▶ [Your instructions]: Both the line containing "Emit a component" and the line containing "const yTicks: number[]" are part of the range to copy, along with every line between them. Copy it exactly and leave out the pictures.

Records
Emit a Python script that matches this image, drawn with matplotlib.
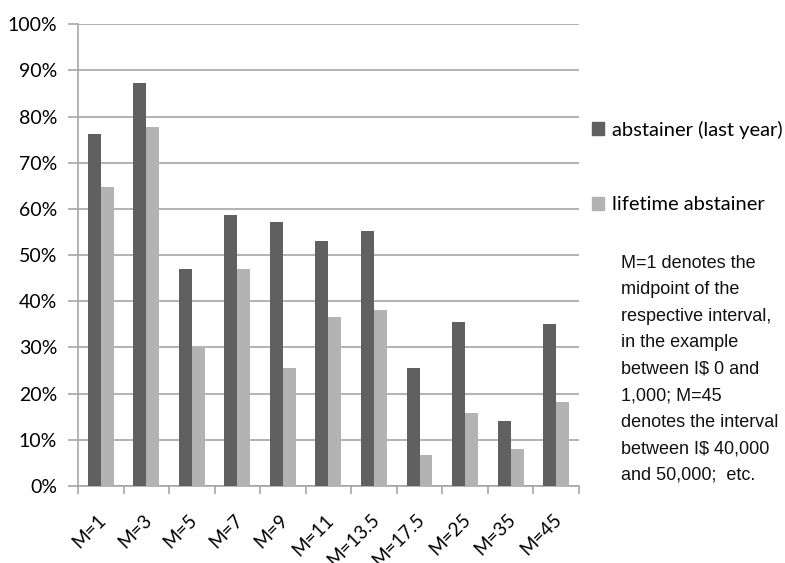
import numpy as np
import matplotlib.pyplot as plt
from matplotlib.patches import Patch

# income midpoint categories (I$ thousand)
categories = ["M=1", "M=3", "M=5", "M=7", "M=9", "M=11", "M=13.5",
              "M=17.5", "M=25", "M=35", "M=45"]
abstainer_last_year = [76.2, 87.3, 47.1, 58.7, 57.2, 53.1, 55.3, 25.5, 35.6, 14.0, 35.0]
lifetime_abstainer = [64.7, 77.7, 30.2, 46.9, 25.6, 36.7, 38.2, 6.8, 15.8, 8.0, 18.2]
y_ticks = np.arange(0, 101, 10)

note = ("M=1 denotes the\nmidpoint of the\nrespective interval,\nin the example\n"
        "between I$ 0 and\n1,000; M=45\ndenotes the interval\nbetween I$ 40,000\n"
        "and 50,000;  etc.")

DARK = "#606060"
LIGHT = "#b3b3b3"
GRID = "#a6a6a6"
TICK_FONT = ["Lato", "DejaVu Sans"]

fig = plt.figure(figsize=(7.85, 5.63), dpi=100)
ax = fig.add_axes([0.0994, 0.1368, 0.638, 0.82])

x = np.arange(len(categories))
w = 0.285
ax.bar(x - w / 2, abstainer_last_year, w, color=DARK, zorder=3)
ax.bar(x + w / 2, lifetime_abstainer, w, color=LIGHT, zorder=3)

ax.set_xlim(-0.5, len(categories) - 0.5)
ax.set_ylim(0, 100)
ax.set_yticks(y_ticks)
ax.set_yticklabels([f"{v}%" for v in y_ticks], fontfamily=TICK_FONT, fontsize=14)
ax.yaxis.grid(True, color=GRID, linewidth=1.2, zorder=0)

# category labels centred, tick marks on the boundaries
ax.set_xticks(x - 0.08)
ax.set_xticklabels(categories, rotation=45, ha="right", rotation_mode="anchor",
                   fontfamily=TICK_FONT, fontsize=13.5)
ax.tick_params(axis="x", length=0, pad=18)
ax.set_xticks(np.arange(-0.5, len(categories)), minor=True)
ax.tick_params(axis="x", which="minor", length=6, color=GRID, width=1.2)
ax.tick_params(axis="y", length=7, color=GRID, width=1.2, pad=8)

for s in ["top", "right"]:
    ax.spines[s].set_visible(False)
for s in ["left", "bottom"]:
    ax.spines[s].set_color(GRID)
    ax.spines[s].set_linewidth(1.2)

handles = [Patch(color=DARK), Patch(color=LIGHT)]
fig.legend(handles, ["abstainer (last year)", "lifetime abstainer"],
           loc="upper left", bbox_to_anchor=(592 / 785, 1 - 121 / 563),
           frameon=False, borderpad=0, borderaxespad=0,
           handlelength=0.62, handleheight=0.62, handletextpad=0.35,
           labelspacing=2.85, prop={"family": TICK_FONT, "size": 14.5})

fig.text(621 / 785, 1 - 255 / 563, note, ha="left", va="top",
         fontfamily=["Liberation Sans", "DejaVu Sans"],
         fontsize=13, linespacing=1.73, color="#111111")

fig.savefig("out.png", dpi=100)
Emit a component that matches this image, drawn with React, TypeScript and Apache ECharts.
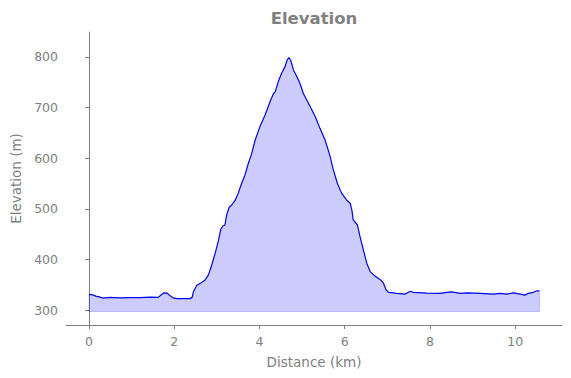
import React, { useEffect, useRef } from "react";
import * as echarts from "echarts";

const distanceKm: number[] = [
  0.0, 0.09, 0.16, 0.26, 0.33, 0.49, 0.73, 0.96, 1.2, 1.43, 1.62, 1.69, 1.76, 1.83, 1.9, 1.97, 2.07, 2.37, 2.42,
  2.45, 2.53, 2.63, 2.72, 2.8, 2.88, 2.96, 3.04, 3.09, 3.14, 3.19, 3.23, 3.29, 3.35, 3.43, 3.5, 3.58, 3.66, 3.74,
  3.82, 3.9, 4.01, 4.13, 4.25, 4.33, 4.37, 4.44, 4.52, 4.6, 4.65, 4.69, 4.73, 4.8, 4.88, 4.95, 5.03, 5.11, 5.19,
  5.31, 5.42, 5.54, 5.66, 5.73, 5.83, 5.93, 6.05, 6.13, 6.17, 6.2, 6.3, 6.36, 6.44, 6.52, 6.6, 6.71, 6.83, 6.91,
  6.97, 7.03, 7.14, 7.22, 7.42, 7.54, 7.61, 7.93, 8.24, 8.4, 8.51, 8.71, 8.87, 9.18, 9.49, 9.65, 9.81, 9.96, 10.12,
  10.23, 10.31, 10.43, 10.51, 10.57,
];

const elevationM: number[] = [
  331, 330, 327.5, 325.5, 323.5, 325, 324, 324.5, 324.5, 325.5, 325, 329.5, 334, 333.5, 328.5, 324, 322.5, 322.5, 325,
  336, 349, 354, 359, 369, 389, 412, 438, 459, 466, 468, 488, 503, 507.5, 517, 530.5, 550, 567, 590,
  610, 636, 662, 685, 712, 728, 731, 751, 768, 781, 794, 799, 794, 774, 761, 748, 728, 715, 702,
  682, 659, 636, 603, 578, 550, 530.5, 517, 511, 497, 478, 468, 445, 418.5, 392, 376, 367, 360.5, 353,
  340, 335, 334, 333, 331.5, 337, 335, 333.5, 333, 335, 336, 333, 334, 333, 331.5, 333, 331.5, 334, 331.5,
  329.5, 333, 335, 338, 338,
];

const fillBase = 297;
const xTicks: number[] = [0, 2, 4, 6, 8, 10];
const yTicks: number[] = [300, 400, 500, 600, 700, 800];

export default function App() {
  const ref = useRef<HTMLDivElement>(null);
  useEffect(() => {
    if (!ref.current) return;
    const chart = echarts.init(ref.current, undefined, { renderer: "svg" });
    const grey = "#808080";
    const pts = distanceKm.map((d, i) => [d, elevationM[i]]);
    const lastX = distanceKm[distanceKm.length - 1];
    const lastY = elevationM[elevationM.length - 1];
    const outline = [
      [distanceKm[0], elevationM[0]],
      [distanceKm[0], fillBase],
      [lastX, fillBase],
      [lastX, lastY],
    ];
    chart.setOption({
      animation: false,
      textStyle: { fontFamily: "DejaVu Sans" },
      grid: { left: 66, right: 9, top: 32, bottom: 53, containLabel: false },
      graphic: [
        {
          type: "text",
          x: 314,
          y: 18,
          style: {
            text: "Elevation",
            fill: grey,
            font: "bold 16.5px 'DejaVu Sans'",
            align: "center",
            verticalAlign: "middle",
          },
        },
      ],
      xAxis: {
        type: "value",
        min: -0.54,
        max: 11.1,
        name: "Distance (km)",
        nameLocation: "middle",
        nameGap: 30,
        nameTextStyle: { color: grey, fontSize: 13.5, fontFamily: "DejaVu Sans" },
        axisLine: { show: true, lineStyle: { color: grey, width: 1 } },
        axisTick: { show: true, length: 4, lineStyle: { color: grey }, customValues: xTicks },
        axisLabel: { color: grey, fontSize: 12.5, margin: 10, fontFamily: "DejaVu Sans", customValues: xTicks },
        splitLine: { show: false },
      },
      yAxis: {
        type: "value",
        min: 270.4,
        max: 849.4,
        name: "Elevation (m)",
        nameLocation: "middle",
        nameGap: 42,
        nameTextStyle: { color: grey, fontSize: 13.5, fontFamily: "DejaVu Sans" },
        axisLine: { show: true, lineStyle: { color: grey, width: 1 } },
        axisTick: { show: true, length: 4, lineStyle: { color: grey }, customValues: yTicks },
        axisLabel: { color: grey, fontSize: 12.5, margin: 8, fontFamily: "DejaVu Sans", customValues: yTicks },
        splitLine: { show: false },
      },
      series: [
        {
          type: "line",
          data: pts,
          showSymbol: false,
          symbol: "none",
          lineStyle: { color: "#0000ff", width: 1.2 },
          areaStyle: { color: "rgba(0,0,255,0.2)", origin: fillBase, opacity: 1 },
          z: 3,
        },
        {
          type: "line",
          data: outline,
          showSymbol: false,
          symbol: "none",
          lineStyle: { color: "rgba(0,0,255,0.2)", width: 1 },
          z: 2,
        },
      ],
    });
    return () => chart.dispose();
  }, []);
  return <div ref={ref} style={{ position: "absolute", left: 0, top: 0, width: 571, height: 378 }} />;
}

▶ [In response]:
Emit a component that matches this image, drawn with React, TypeScript and Apache ECharts.
import React, { useEffect, useRef } from "react";
import * as echarts from "echarts";

const distanceKm: number[] = [
  0.0, 0.09, 0.16, 0.26, 0.33, 0.49, 0.73, 0.96, 1.2, 1.43, 1.62, 1.69, 1.76, 1.83, 1.9, 1.97, 2.07, 2.37, 2.42,
  2.45, 2.53, 2.63, 2.72, 2.8, 2.88, 2.96, 3.04, 3.09, 3.14, 3.19, 3.23, 3.29, 3.35, 3.43, 3.5, 3.58, 3.66, 3.74,
  3.82, 3.9, 4.01, 4.13, 4.25, 4.33, 4.37, 4.44, 4.52, 4.6, 4.65, 4.69, 4.73, 4.8, 4.88, 4.95, 5.03, 5.11, 5.19,
  5.31, 5.42, 5.54, 5.66, 5.73, 5.83, 5.93, 6.05, 6.13, 6.17, 6.2, 6.3, 6.36, 6.44, 6.52, 6.6, 6.71, 6.83, 6.91,
  6.97, 7.03, 7.14, 7.22, 7.42, 7.54, 7.61, 7.93, 8.24, 8.4, 8.51, 8.71, 8.87, 9.18, 9.49, 9.65, 9.81, 9.96, 10.12,
  10.23, 10.31, 10.43, 10.51, 10.57,
];

const elevationM: number[] = [
  331, 330, 327.5, 325.5, 323.5, 325, 324, 324.5, 324.5, 325.5, 325, 329.5, 334, 333.5, 328.5, 324, 322.5, 322.5, 325,
  336, 349, 354, 359, 369, 389, 412, 438, 459, 466, 468, 488, 503, 507.5, 517, 530.5, 550, 567, 590,
  610, 636, 662, 685, 712, 728, 731, 751, 768, 781, 794, 799, 794, 774, 761, 748, 728, 715, 702,
  682, 659, 636, 603, 578, 550, 530.5, 517, 511, 497, 478, 468, 445, 418.5, 392, 376, 367, 360.5, 353,
  340, 335, 334, 333, 331.5, 337, 335, 333.5, 333, 335, 336, 333, 334, 333, 331.5, 333, 331.5, 334, 331.5,
  329.5, 333, 335, 338, 338,
];

const fillBase = 297;
const xTicks: number[] = [0, 2, 4, 6, 8, 10];
const yTicks: number[] = [300, 400, 500, 600, 700, 800];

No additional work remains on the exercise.